>> Begin

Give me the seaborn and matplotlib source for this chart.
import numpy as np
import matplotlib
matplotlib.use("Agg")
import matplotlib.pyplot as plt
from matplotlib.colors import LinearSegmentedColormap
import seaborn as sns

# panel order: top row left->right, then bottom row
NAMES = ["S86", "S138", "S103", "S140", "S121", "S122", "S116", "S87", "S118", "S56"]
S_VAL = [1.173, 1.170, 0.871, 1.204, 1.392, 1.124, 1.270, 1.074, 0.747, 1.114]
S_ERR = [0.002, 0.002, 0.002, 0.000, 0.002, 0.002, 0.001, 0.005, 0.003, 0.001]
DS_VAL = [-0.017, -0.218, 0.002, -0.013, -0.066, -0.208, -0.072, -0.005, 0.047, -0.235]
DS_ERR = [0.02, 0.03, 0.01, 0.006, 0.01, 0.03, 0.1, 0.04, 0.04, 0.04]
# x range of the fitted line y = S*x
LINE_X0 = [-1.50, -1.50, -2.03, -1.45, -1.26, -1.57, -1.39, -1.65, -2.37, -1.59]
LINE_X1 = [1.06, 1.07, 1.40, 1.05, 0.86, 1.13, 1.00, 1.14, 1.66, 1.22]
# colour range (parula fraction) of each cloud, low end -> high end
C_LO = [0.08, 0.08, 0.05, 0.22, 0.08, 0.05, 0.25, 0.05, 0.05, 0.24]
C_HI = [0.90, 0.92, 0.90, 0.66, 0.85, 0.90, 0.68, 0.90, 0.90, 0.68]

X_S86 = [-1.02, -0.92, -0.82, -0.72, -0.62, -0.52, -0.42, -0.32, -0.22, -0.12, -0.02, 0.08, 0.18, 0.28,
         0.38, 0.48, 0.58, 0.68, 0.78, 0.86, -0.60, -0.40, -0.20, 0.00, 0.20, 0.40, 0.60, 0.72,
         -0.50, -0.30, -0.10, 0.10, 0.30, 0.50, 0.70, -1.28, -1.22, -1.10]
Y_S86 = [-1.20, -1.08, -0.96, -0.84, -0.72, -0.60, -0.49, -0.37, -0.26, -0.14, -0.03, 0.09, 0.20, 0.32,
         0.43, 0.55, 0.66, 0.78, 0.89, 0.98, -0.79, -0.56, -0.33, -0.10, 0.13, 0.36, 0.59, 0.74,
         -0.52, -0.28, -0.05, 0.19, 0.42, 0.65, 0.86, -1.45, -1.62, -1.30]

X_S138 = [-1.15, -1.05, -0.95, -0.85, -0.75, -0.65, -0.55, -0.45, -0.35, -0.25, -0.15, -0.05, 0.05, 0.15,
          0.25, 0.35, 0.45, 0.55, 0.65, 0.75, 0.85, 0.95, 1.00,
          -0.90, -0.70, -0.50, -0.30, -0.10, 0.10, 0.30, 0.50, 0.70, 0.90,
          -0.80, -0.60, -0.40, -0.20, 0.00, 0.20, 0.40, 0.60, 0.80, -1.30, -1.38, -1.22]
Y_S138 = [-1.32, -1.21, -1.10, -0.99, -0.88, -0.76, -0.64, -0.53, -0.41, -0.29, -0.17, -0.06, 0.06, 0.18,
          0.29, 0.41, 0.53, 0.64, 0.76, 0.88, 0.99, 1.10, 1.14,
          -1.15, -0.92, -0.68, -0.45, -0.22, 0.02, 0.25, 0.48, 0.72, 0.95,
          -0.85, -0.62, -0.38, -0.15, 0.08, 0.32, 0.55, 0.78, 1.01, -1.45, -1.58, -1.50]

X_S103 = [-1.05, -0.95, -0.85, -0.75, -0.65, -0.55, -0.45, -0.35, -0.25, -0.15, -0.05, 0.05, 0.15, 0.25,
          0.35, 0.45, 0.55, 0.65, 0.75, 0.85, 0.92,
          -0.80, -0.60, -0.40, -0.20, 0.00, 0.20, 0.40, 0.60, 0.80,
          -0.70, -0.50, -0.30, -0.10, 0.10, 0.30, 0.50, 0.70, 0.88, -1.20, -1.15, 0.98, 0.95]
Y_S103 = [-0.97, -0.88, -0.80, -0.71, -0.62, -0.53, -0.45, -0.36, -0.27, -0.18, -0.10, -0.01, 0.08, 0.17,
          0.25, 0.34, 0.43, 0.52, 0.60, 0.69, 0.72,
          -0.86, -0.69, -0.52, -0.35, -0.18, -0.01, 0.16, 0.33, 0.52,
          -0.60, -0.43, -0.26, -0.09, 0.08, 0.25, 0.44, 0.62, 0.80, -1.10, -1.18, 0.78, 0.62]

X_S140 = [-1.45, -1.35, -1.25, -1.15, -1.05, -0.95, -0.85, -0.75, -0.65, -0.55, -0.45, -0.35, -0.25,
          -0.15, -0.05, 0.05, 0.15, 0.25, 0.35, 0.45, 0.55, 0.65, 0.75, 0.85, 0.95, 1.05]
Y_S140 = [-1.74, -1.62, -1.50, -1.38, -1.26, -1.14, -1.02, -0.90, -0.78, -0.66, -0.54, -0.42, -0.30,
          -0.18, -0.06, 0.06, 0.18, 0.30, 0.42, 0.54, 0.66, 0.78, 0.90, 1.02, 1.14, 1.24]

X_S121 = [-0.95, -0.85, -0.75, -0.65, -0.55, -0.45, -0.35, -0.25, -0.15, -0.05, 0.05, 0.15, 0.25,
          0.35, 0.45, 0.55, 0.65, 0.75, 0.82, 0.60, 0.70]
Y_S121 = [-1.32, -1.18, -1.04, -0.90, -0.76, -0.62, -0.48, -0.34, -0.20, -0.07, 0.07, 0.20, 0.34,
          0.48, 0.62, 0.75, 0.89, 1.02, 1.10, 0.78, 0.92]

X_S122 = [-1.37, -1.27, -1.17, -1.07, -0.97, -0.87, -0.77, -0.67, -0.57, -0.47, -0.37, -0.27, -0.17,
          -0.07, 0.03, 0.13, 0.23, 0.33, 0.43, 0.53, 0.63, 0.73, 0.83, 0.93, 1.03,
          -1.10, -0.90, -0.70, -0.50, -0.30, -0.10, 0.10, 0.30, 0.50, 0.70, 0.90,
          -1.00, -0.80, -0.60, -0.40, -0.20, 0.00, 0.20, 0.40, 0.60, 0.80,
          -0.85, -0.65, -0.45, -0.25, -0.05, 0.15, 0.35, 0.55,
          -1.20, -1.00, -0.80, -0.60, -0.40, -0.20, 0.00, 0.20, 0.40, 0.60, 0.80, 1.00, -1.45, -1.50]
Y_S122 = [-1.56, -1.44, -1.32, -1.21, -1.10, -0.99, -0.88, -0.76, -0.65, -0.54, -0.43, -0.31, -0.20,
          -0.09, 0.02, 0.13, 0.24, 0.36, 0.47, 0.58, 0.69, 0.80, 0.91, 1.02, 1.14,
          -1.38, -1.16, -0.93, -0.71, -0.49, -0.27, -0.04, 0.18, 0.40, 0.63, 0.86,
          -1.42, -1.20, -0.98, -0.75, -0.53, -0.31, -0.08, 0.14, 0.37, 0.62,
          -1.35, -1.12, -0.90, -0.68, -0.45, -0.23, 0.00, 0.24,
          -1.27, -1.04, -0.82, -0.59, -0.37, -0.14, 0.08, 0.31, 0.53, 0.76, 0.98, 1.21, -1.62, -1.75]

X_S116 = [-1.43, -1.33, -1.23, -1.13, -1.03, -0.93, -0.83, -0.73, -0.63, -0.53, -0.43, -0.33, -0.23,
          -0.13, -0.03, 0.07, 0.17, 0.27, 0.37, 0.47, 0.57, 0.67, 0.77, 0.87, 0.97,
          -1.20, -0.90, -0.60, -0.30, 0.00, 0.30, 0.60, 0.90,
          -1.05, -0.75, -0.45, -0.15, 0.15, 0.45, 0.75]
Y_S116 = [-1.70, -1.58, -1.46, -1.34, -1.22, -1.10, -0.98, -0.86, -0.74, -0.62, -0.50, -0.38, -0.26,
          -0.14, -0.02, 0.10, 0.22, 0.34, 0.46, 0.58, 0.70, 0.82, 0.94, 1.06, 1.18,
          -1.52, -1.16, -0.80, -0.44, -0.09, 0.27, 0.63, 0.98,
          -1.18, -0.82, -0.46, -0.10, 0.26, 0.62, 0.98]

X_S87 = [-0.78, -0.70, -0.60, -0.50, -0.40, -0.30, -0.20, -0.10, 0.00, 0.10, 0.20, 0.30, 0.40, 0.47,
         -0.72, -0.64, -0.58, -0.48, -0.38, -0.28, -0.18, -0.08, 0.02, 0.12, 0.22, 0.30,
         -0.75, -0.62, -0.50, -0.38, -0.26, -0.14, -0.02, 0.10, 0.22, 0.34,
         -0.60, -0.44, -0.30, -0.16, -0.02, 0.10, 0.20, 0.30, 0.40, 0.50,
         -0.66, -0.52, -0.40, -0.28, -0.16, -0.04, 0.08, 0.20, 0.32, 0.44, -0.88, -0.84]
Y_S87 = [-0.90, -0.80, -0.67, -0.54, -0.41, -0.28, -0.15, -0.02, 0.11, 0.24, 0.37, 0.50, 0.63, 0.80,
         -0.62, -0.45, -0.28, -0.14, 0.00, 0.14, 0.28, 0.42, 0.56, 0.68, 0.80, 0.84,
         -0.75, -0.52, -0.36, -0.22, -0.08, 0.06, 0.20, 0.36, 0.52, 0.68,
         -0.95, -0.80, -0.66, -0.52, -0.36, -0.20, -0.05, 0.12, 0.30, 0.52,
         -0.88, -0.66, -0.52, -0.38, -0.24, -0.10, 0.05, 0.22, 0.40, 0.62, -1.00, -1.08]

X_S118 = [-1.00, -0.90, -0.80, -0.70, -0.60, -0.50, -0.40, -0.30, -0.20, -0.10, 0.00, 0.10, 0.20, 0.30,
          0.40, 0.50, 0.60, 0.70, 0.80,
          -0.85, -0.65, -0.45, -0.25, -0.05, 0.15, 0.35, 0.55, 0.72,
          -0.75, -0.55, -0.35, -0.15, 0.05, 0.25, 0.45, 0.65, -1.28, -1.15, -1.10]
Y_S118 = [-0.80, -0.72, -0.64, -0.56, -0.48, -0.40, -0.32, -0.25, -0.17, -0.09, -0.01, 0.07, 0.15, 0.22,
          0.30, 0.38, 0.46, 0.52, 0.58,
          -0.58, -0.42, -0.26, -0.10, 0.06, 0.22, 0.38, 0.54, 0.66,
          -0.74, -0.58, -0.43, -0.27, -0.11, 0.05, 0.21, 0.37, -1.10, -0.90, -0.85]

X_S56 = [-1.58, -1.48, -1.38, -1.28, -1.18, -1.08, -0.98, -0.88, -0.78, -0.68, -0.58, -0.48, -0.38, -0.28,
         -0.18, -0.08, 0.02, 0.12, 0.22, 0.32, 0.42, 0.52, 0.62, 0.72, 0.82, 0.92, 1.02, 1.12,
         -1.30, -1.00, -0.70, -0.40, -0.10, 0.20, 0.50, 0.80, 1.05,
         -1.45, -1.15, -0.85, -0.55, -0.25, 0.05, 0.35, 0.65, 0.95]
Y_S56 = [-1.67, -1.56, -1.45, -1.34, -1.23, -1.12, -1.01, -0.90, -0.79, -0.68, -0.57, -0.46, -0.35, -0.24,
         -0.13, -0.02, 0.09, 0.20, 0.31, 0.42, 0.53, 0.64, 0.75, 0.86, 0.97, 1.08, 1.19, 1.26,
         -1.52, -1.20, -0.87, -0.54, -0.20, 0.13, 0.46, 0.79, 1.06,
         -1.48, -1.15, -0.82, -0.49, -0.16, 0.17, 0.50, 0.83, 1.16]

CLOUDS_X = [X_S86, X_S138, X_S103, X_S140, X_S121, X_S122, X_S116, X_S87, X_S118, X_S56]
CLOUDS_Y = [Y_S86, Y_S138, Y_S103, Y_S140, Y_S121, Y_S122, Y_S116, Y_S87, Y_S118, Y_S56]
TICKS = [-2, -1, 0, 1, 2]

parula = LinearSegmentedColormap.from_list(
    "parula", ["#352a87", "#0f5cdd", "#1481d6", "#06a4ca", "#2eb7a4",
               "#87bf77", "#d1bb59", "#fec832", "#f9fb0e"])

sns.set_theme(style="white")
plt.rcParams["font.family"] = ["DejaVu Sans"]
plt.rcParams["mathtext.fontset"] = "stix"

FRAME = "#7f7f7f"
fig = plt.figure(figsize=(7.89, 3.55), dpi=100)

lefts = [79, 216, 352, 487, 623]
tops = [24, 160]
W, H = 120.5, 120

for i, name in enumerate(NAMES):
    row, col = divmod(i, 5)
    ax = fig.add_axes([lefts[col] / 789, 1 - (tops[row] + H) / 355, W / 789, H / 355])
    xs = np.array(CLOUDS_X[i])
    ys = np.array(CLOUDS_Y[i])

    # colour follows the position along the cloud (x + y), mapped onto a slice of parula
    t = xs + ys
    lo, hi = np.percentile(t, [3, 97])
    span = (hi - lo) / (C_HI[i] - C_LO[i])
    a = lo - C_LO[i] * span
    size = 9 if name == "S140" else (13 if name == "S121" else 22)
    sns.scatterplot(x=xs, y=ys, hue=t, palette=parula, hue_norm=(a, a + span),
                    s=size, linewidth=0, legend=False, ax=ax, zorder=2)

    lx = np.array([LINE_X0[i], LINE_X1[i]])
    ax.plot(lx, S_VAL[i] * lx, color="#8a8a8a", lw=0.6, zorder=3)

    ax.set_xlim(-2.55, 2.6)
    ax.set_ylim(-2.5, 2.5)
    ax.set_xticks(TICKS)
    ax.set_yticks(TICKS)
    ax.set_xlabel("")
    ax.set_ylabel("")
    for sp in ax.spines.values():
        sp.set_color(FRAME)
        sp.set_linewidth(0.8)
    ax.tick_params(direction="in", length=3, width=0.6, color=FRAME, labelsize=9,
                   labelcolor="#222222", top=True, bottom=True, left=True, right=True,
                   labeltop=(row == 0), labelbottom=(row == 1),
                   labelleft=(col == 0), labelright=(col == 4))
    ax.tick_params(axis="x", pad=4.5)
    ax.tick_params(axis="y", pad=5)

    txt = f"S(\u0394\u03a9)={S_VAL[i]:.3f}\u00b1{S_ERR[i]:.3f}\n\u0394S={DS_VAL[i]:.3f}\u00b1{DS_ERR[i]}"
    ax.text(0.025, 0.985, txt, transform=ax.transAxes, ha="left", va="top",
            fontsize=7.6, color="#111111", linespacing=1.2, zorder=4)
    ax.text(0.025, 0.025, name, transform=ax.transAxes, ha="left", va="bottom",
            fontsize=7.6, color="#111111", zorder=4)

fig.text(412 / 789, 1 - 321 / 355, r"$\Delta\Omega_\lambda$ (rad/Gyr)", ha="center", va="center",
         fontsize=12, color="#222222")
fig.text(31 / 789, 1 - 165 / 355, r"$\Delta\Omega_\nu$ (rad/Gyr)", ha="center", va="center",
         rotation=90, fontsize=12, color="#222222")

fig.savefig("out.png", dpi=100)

>> End
>> Begin

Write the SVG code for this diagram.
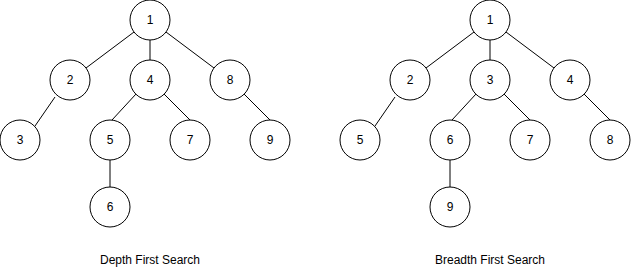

>> End

### [WHAT IS BEING ASKED]
How many lines in these entries contain the string "seaborn"? State the number and nothing more.

### [FULL SOLUTION]
2